=== DATA EXCERPT ===

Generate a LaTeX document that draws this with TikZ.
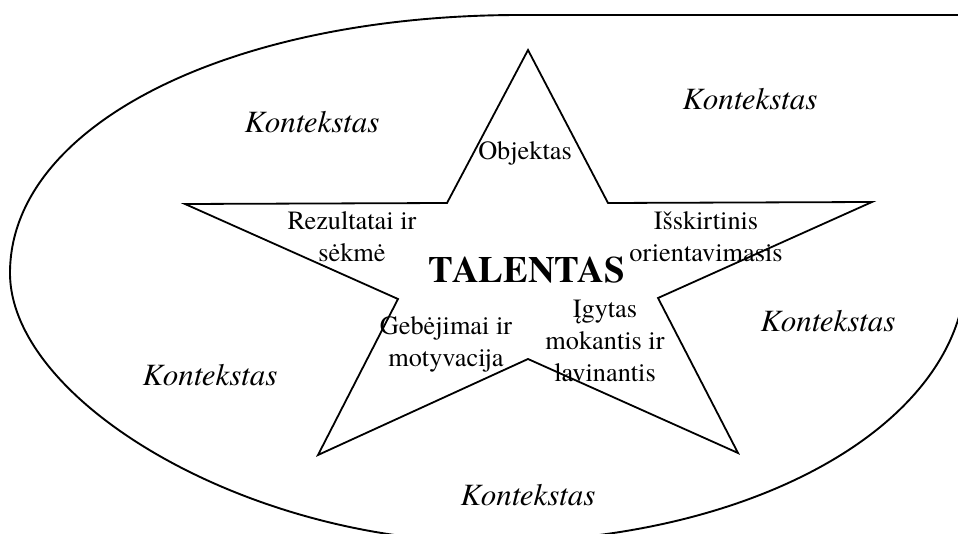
\documentclass[tikz,border=0pt]{standalone}
\usepackage{fontspec}
\setmainfont{TeX Gyre Termes}
\begin{document}
\begin{tikzpicture}[x=1pt,y=-1pt,
  outline/.style={line width=1.9pt},
  starline/.style={line width=1.8pt, line join=miter, miter limit=20},
  ctx/.style={font=\fontsize{31}{36}\selectfont\itshape, anchor=base, inner sep=0pt},
  lbl/.style={font=\fontsize{26.3}{32}\selectfont, anchor=base, inner sep=0pt},
  ttl/.style={font=\fontsize{37}{42}\selectfont\bfseries, anchor=base, inner sep=0pt}]
\useasboundingbox (0,0) rectangle (958,534);
\begin{scope}
\clip (0,0) rectangle (958,534);
\draw[outline] (980,15) -- (520,15)
  .. controls (230,15) and (10,125) .. (10,273)
  .. controls (10,400) and (245,542) .. (490,542)
  .. controls (752,542) and (962,425) .. (966,273)
  -- (980,273) -- cycle;
\end{scope}
% star
\draw[starline] (528,50) -- (608,203) -- (872,202) -- (658,298) -- (738,453)
  -- (528,359) -- (318,455) -- (398,299) -- (185,204) -- (447,203) -- cycle;
% context labels
\node[ctx] (k1) at (312,133) {Kontekstas};
\node[ctx] (k2) at (750,110) {Kontekstas};
\node[ctx] (k3) at (828,332) {Kontekstas};
\node[ctx] (k4) at (210,385) {Kontekstas};
\node[ctx] (k5) at (528,505) {Kontekstas};
% inner labels
\node[lbl] (obj) at (525,160) {Objektas};
\node[lbl] (rez) at (352,230) {\begin{tabular}[t]{@{}c@{}}Rezultatai ir\\sėkmė\end{tabular}};
\node[lbl] (iss) at (706,230) {\begin{tabular}[t]{@{}c@{}}Išskirtinis\\orientavimasis\end{tabular}};
\node[ttl] (tal) at (527,283) {TALENTAS};
\node[lbl] (geb) at (446,335) {\begin{tabular}[t]{@{}c@{}}Gebėjimai ir\\motyvacija\end{tabular}};
\node[lbl] (igy) at (605,318) {\begin{tabular}[t]{@{}c@{}}Įgytas\\mokantis ir\\lavinantis\end{tabular}};
\end{tikzpicture}
\end{document}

===

TASK INSTRUCTIONS →
Leave out the pictures and output the rest of the material exactly as written.

WRITTEN RESPONSE →
Generate a LaTeX document that draws this with TikZ.
\documentclass[tikz,border=0pt]{standalone}
\usepackage{fontspec}
\setmainfont{TeX Gyre Termes}
\begin{document}
\begin{tikzpicture}[x=1pt,y=-1pt,
  outline/.style={line width=1.9pt},
  starline/.style={line width=1.8pt, line join=miter, miter limit=20},
  ctx/.style={font=\fontsize{31}{36}\selectfont\itshape, anchor=base, inner sep=0pt},
  lbl/.style={font=\fontsize{26.3}{32}\selectfont, anchor=base, inner sep=0pt},
  ttl/.style={font=\fontsize{37}{42}\selectfont\bfseries, anchor=base, inner sep=0pt}]
\useasboundingbox (0,0) rectangle (958,534);
\begin{scope}
\clip (0,0) rectangle (958,534);
\draw[outline] (980,15) -- (520,15)
  .. controls (230,15) and (10,125) .. (10,273)
  .. controls (10,400) and (245,542) .. (490,542)
  .. controls (752,542) and (962,425) .. (966,273)
  -- (980,273) -- cycle;
\end{scope}
% star
\draw[starline] (528,50) -- (608,203) -- (872,202) -- (658,298) -- (738,453)
  -- (528,359) -- (318,455) -- (398,299) -- (185,204) -- (447,203) -- cycle;
% context labels
\node[ctx] (k1) at (312,133) {Kontekstas};
\node[ctx] (k2) at (750,110) {Kontekstas};
\node[ctx] (k3) at (828,332) {Kontekstas};
\node[ctx] (k4) at (210,385) {Kontekstas};
\node[ctx] (k5) at (528,505) {Kontekstas};
% inner labels
\node[lbl] (obj) at (525,160) {Objektas};
\node[lbl] (rez) at (352,230) {\begin{tabular}[t]{@{}c@{}}Rezultatai ir\\sėkmė\end{tabular}};
\node[lbl] (iss) at (706,230) {\begin{tabular}[t]{@{}c@{}}Išskirtinis\\orientavimasis\end{tabular}};
\node[ttl] (tal) at (527,283) {TALENTAS};
\node[lbl] (geb) at (446,335) {\begin{tabular}[t]{@{}c@{}}Gebėjimai ir\\motyvacija\end{tabular}};
\node[lbl] (igy) at (605,318) {\begin{tabular}[t]{@{}c@{}}Įgytas\\mokantis ir\\lavinantis\end{tabular}};
\end{tikzpicture}
\end{document}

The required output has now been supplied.